# Requirements:
Give back only the lines from the one that contains "Clone this chart in matplotlib." through the one that contains "ax = fig.add_axes([0.1424, 0.343, 0.8576, 0.615])", word for word and without images.

==== Listed entries ====

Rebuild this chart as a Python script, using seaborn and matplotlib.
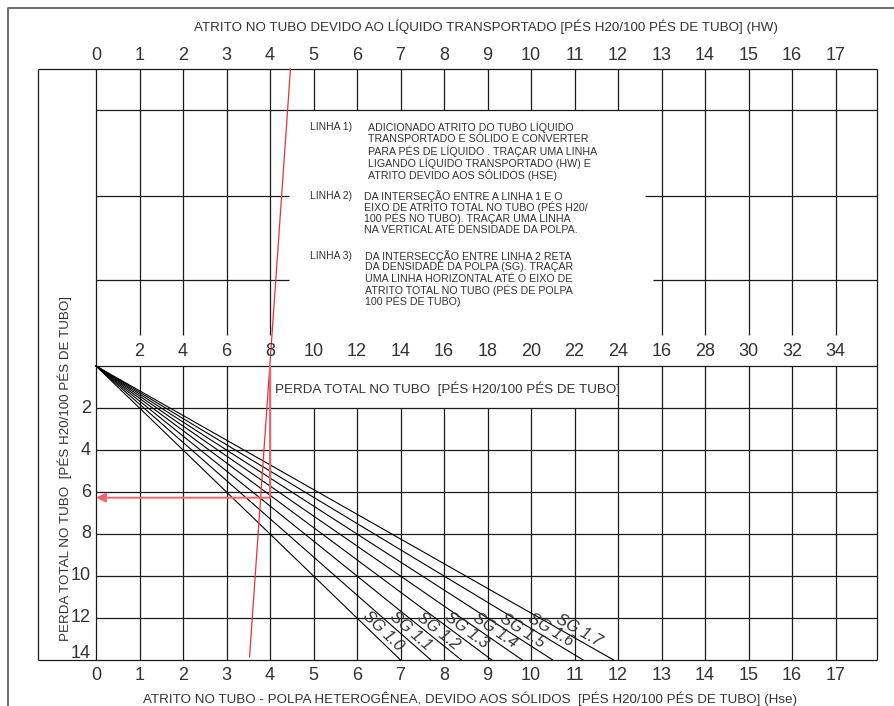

====
==== Listed entries ====

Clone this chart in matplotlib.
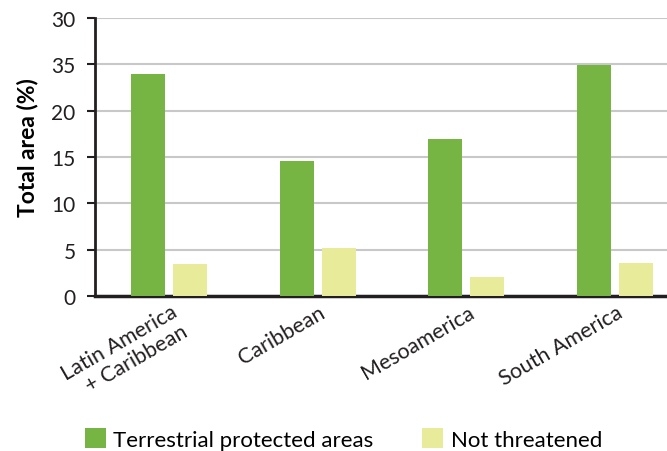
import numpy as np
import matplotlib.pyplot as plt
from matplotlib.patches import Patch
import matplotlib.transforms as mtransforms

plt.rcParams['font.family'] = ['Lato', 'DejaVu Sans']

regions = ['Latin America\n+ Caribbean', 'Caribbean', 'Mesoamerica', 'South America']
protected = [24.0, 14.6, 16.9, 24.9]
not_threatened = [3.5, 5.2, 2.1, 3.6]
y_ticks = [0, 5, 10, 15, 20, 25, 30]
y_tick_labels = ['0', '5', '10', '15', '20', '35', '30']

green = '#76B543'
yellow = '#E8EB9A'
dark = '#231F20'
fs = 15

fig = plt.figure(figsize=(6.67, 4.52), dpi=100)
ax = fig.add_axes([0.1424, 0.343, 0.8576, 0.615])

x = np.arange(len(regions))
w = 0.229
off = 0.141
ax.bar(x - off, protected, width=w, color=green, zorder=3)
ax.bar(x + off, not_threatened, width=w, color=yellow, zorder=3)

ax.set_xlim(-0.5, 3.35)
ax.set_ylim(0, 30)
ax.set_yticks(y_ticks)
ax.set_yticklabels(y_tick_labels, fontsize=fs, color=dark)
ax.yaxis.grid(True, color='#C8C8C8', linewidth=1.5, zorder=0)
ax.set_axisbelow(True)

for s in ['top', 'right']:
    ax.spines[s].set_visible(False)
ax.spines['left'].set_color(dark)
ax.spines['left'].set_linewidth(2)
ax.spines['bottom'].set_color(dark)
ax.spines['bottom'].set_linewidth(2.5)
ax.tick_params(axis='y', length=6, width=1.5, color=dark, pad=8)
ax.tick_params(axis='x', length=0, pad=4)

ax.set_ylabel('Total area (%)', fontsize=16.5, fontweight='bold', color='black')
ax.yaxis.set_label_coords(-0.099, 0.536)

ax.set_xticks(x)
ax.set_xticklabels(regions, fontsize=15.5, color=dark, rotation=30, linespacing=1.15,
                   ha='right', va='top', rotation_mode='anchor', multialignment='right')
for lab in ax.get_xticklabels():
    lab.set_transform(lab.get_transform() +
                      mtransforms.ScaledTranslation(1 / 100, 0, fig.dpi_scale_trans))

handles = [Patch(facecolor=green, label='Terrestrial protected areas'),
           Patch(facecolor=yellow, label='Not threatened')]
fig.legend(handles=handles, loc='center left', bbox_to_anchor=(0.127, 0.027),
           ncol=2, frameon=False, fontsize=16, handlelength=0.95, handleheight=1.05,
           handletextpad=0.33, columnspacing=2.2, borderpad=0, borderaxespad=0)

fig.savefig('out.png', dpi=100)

====

# The result:
Clone this chart in matplotlib.
import numpy as np
import matplotlib.pyplot as plt
from matplotlib.patches import Patch
import matplotlib.transforms as mtransforms

plt.rcParams['font.family'] = ['Lato', 'DejaVu Sans']

regions = ['Latin America\n+ Caribbean', 'Caribbean', 'Mesoamerica', 'South America']
protected = [24.0, 14.6, 16.9, 24.9]
not_threatened = [3.5, 5.2, 2.1, 3.6]
y_ticks = [0, 5, 10, 15, 20, 25, 30]
y_tick_labels = ['0', '5', '10', '15', '20', '35', '30']

green = '#76B543'
yellow = '#E8EB9A'
dark = '#231F20'
fs = 15

fig = plt.figure(figsize=(6.67, 4.52), dpi=100)
ax = fig.add_axes([0.1424, 0.343, 0.8576, 0.615])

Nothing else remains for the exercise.